Since it was a cloudy day in Anchorage, Spurr was not visible from across Cook Inlet, but the trio was in the air, still with no idea of exactly what they were headed toward.
“We popped up above the regional cloud layer. And that’s where my video of that day begins: with us seeing this enormous eruption cloud,” McGimsey said. “And then as we traverse more to the north, we begin to see the eruption column coming out of Crater Peak.”

“It’s hard to explain how spectacular that was to be in that plane. Being a volcanologist, eruptions are where we really get our energy from,” McGimsey said.
“Just seeing it was like, ‘Oh my gosh,’ you know, ‘this is a big eruption.’ It seemed like a bigger eruption than I’d seen during the 1989-90 Redoubt eruptions.

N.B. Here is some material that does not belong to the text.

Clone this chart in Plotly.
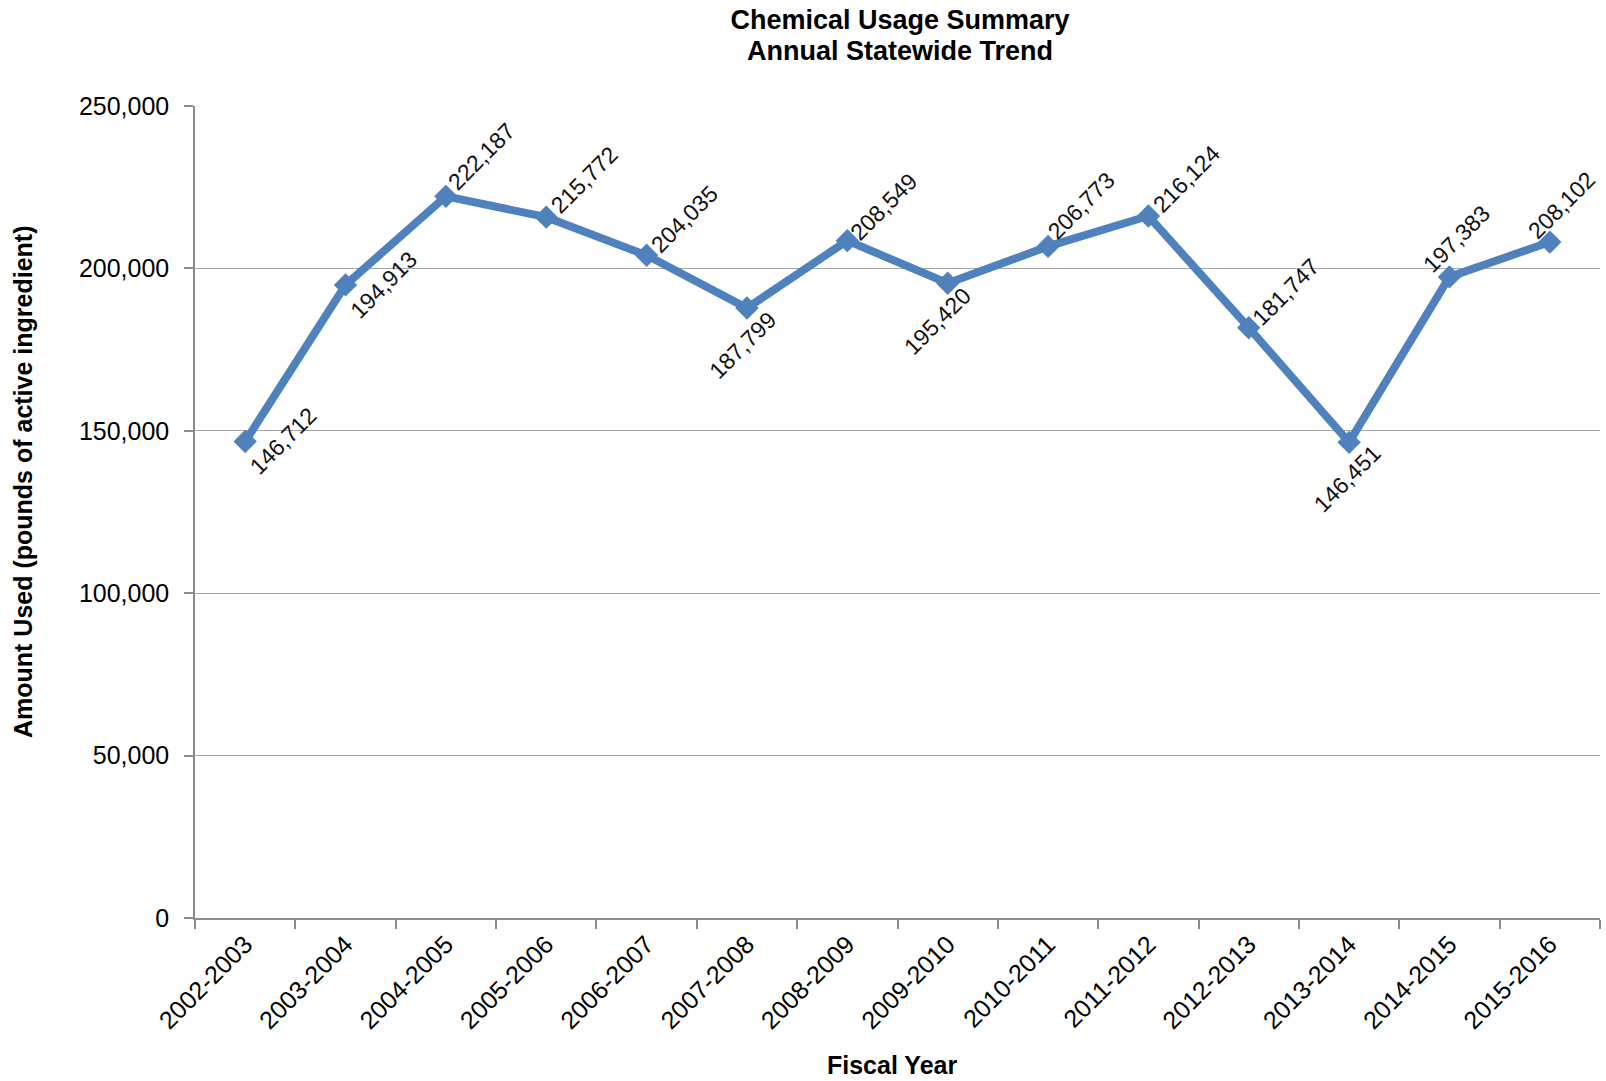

There was a lot of them, but they were fairly small compared to this.”
McGimsey said looking back, it feels like a once-in-a-lifetime opportunity.
“I had a 39-plus year career with the USGS — 29 of that with the Alaska Volcano Observatory — and that has got to be the highlight day of my whole career."
But ash and aircraft engines don’t mix, and McGimsey thought about that while witnessing Mount Spurr’s power close up.

“When we were over there, I can remember thinking that, ‘My gosh, we’re very close to this eruption column, and as long as things don’t change or escalate, we’re okay,” he said. “But if this eruption were to go much larger, we would perhaps, potentially be in harm’s way, but once we did a couple of traverses, I felt comfortable, and we had a really good pilot and we were upwind.”
They stayed in the air as long as they could, arriving back to the ground about 30 minutes before the ashfall hit Anchorage and the airport closed, and they headed back to the office.
After returning to the observatory, McGimsey — along with others — worked a few more hours before heading home. But he made sure to snap photos of cars covered in ash, which are preserved on the AVO website.
“One of them is mine,” he said. ”And then there’s one that’s white. And that was Tina Neal’s station wagon,” he said. Tina also worked in the building.

Now more than 32 years later, he reflected on that day and the weeks before and after the eruption.
“It was an exhilarating time,” he said.
He was involved in pre-eruption activities as well. Two weeks before the eruption, McGimsey rappelled down a snow slope to Crater Lake to take water and temperature samples.
“Then, just two weeks later, the whole thing erupted and changed the scenery over there completely,” McGimsey said.
He looked back on the fact that just days before the eruption, he was in an area the volcano’s eruptive force would soon destroy.
“The thought’s gone through my mind many times that, you know, how fortunate I was that it didn’t erupt,” he said.
“We have really great seismologists and they’re really good at their job, and they would have alerted us not to go near it if they thought that that the eruption was imminent,” he said. “It was a fairly safe time to be down there.”
He also helped collect ash after the eruption and worked on many studies afterward.
“It was a great eruption to be a part of,” he said.
As a new Mount Spurr eruption is now likely, he has a message to people in the Anchorage area.
“I’d tell them not to be afraid. The Anchorage area is susceptible only really to an ashfall, and a fairly minor ashfall at that,” he said.
“If it’s a clear day, it’s going to be spectacular. Get your cameras out,” he said with a chuckle.